Dellon Marcus Dewey (1819-1889)

Nurserymen's Sample Book

Rochester Lithographing and Pinting Co, [CA 1900-1910]

8vo., (8 4/8 x 5 4/8 inches). 72 chromolithographed and stencilled plates of varieties of fruit including apples, pears, peaches, plums, grapes, currants, gooseberries, raspberries, blackberries, strawberries, trees, roses, shrubs and flowering plants, mounted on cloth and red tape to form nine 'leaves', each containing 8 images (some plates quite thumbed, creased) and tipped-in to folding wallet; black morocco, gilt, metal clasp (rubbed).

Provenance: with "Wolheter" [?travelling seedsman] gilt stamped under the flap; early pencilled prices on most images.  

A travelling seedsman's custom-made sample catalogue assembled from stock plates, including examples produced by D. M. Dewey and the Strecher Lith. Co., of Rochester. "As Rochester's gardening flourished a local bookseller with an interest in the subject, D.M. Dewey, began to collect and publish coloured plates of fruit, flowers, shrubs, and fruit-bearing or purely ornamental trees. Selections of these plates sold by Dewey and others from the 1850s to the last decade of the century were usually bound into pocket-sized books about ten by six inches with stout leather covers, often stamped with the name of the nursery or the salesman offering the plants portrayed within.
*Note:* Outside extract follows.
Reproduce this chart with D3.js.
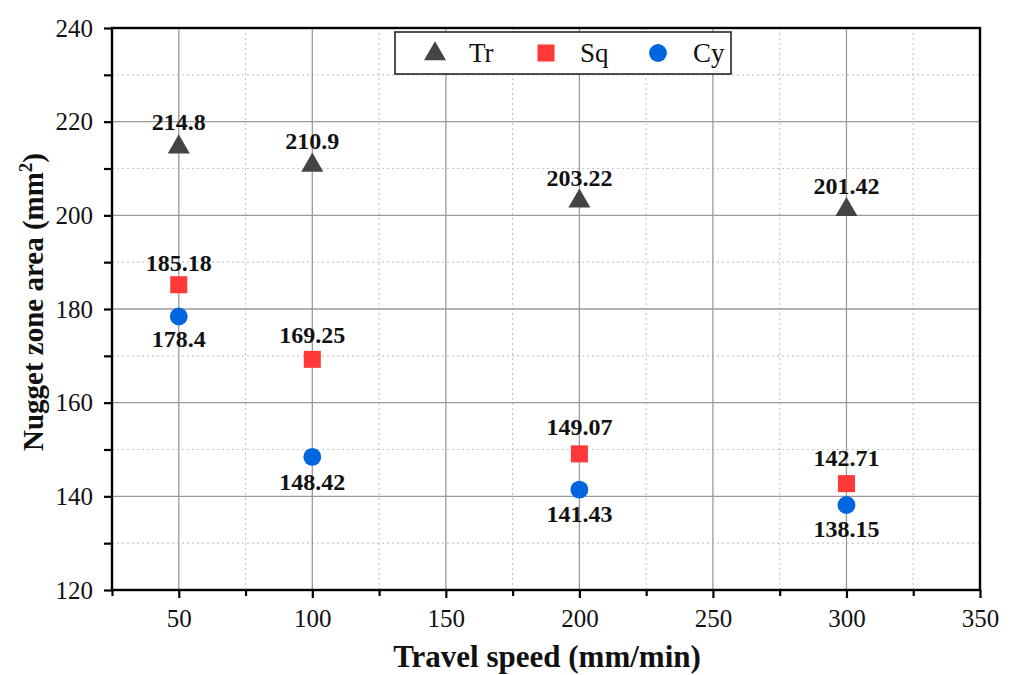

Dewey also recognised the wider appeal of the coloured plates described by Charles van Ravenswaay as 'an innovation in American popular art' ("A Nineteenth-Century Garden", 1977, page 20...). Their polychromic attractions were extended to a larger audience in small selections from a larger-sized series presented in decorative bindings, ... the earliest plates were simple watercolours, but later, as the demand grew, the technique of theorem paintings coloured with the help of stencils was used to multiply the number of copies as quickly and as cheaply as possible. Later still engraved or lithographed outlines were coloured by hand, and finally chromolithographs printed in colour began to replace more laborious procedures, though some of these were finished by hand too. Most of these processes involved the labour of teams of artists and colourists, one or two of whom went on to establish themselves as rivals to Dewey, though none achieved the same success" (Oak Spring Pomona 64).